Mrs Umeria’s application had originally been for nine bedrooms in the HMO but that was revised to seven.

The plans show two bedrooms on the lower ground floor, ground floor and first floor and one in the attic space.

One of the rooms on the first floor is now to be used as a home workspace for the residents and one on the ground floor as a home gym.

A shared kitchen and large communal living space will be on the lower ground floor.

Mrs Umeria told the committee: “There are too many low-quality, badly managed HMOs in Swindon. We have designed this for what we call co-living. We want people to have an amazing experience living here. And the more high-quality HMOs attracting residents there are, that will force other landlords to improve their offer.

“There is a real need for housing for those 18-35 who cannot afford to buy a home of their own.”

But fears were expressed by local Eastcott member Councillor Paul Dixon about parking and the fact that the landlords are based in London. He also queried whether there would be seven black bins, 14 recycling boxes and seven weighted blue bags kept in the front garden.

A neighbour also spoke and said: “If two of the rooms are to be a gym and a home office, why do they still have en suite toilets and showers when all the rooms are en suite?

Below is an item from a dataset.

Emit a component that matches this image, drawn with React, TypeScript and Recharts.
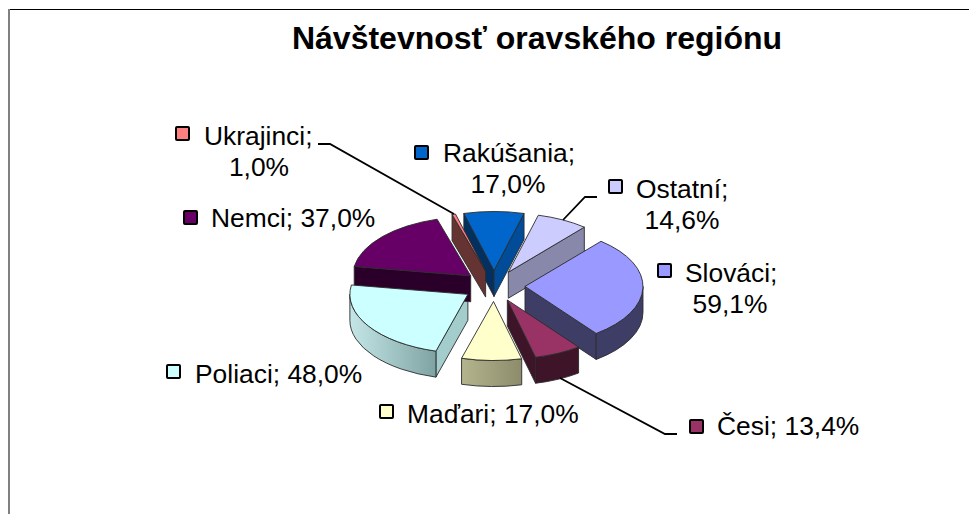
import React from 'react';
import { PieChart, Pie } from 'recharts';

const names = ['Rakúšania', 'Ostatní', 'Slováci', 'Česi', 'Maďari', 'Poliaci', 'Nemci', 'Ukrajinci'];
const values = [17.0, 14.6, 59.1, 13.4, 17.0, 48.0, 37.0, 1.0];
const topColors = ['#0066CC', '#CCCCFF', '#9999FF', '#993366', '#FFFFCC', '#CCFFFF', '#660066', '#FF8080'];
const outerColors = ['#004C99', '#8888AA', '#3D3D66', '#3D1428', 'url(#madari)', 'url(#poliaci)', '#2A002A', '#663333'];
const cutColors = ['#03305F', '#8888AA', '#3D3D66', '#3D1428', '#A8A880', '#A3CCCC', '#2A002A', '#663333'];

const data = names.map((name, i) => ({ name, value: values[i] }));

const W = 969;
const H = 514;
const FONT = '"Liberation Sans", Arial, sans-serif';
const SQUASH = 0.5;
const DEPTH = 26;
const EXPLODE = 31;
const LINE = '#2b2b2b';

// label placement, index matches names
const labelSpots = [
  { key: [415, 146], lines: [[443, 162, 'start'], [508, 193, 'middle']] },
  { key: [609, 180], lines: [[636, 198, 'start'], [682, 229, 'middle']] },
  { key: [658, 264], lines: [[685, 282, 'start'], [730, 313, 'middle']] },
  { key: [690, 420], lines: [[717, 435, 'start']] },
  { key: [380, 405], lines: [[407, 423, 'start']] },
  { key: [167, 365], lines: [[195, 383, 'start']] },
  { key: [184, 211], lines: [[211, 227, 'start']] },
  { key: [176, 127], lines: [[204, 145, 'start'], [259, 176, 'middle']] },
];

const leaders: Record<string, string> = {
  Ostatní: '597,197 585,197 563,220',
  Česi: '677,434 665,434 560,378',
  Ukrajinci: '318,144 330,144 454,214',
};

const geometry = (p: any) => {
  const { cx, cy, outerRadius: r, startAngle: s, endAngle: e } = p;
  const mid = (((s + e) / 2) * Math.PI) / 180;
  const ax = cx + EXPLODE * Math.cos(mid);
  const ay = cy - EXPLODE * SQUASH * Math.sin(mid);
  const pt = (deg: number, drop = 0) => {
    const a = (deg * Math.PI) / 180;
    return [ax + r * Math.cos(a), ay - r * SQUASH * Math.sin(a) + drop];
  };
  return { r, s, e, ax, ay, pt };
};

const cos = (deg: number) => Math.cos((deg * Math.PI) / 180);

// walls of a slice, only the ones facing the viewer
const SideShape = (props: any) => {
  const { r, s, e, ax, ay, pt } = geometry(props);
  const idx = names.indexOf(props.name ?? props.payload?.name);
  const wall = (deg: number) => {
    const [x, y] = pt(deg);
    return `M${ax},${ay} L${x},${y} L${x},${y + DEPTH} L${ax},${ay + DEPTH} Z`;
  };
  const from = Math.min(s, 0);
  const to = Math.max(e, -180);
  let outer = '';
  if (from > to) {
    const [x1, y1] = pt(from);
    const [x2, y2] = pt(to);
    const ry = r * SQUASH;
    outer = `M${x1},${y1} A${r},${ry} 0 0 1 ${x2},${y2} L${x2},${y2 + DEPTH} A${r},${ry} 0 0 0 ${x1},${y1 + DEPTH} Z`;
  }
  return (
    <g>
      {cos(s) < 0 && <path d={wall(s)} fill={cutColors[idx]} stroke={LINE} strokeWidth={0.9} />}
      {cos(e) > 0 && <path d={wall(e)} fill={idx === 0 ? outerColors[idx] : cutColors[idx]} stroke={LINE} strokeWidth={0.9} />}
      {outer && <path d={outer} fill={outerColors[idx]} stroke={LINE} strokeWidth={0.9} />}
    </g>
  );
};

const TopShape = (props: any) => {
  const { r, s, e, ax, ay, pt } = geometry(props);
  const idx = names.indexOf(props.name ?? props.payload?.name);
  const [x1, y1] = pt(s);
  const [x2, y2] = pt(e);
  const large = s - e > 180 ? 1 : 0;
  const d = `M${ax},${ay} L${x1},${y1} A${r},${r * SQUASH} 0 ${large} 1 ${x2},${y2} Z`;
  return <path d={d} fill={topColors[idx]} stroke={LINE} strokeWidth={0.9} />;
};

const renderLabel = (props: any) => {
  const idx = props.index;
  const spot = labelSpots[idx];
  const name = names[idx];
  const pct = values[idx].toFixed(1).replace('.', ',') + '%';
  const parts = spot.lines.length > 1 ? [name + ';', pct] : [name + '; ' + pct];
  return (
    <g key={name}>
      {leaders[name] && <polyline points={leaders[name]} fill="none" stroke="#000" strokeWidth={1.8} />}
      <rect x={spot.key[0] as number} y={spot.key[1] as number} width={13} height={13} rx={1} fill={topColors[idx]} stroke="#000" strokeWidth={2} />
      {spot.lines.map((l, j) => (
        <text key={j} x={l[0] as number} y={l[1] as number} textAnchor={l[2] as any} fontFamily={FONT} fontSize={26.4} fill="#000">
          {parts[j]}
        </text>
      ))}
    </g>
  );
};

export default function App() {
  return (
    <div style={{ position: 'absolute', left: 0, top: 0, width: W, height: H, overflow: 'hidden', background: '#fff' }}>
      <div style={{ position: 'absolute', left: 8, top: 9, right: 0, height: 1, background: '#000' }} />
      <div style={{ position: 'absolute', left: 8, top: 9, bottom: 0, width: 2, background: '#808080' }} />
      <PieChart width={W} height={H} margin={{ top: 0, right: 0, bottom: 0, left: 0 }} style={{ position: 'absolute', left: 0, top: 0 }}>
        <defs>
          <linearGradient id="madari" x1="0" y1="0" x2="1" y2="0">
            <stop offset="0%" stopColor="#B4B48E" />
            <stop offset="100%" stopColor="#8C8C6C" />
          </linearGradient>
          <linearGradient id="poliaci" x1="0" y1="0" x2="1" y2="0">
            <stop offset="0%" stopColor="#C4E6E6" />
            <stop offset="100%" stopColor="#7FA3A3" />
          </linearGradient>
        </defs>
        <text x={537} y={49} textAnchor="middle" fontFamily={FONT} fontSize={32} fontWeight="bold" fill="#000">
          Návštevnosť oravského regiónu
        </text>
        <Pie
          data={data}
          dataKey="value"
          nameKey="name"
          cx={494}
          cy={286}
          outerRadius={118}
          startAngle={104.8}
          endAngle={-255.2}
          shape={SideShape}
          label={false}
          labelLine={false}
          isAnimationActive={false}
        />
        <Pie
          data={data}
          dataKey="value"
          nameKey="name"
          cx={494}
          cy={286}
          outerRadius={118}
          startAngle={104.8}
          endAngle={-255.2}
          shape={TopShape}
          label={renderLabel}
          labelLine={false}
          isAnimationActive={false}
        />
      </PieChart>
    </div>
  );
}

They will be converted to bedrooms shortly.”

That was a concern of councillor Jake Chandler, who enquired about a condition to prevent that, but he was told if the permission was for a seven-bed HMO any increase in bedrooms would need new planning consent.

After members including councillors Gary Sumner and  Neil Hopkins said they were constrained to approve the plans as it “ticked all the boxes”, members voted to add a condition about creating a bin store and to approve the plans.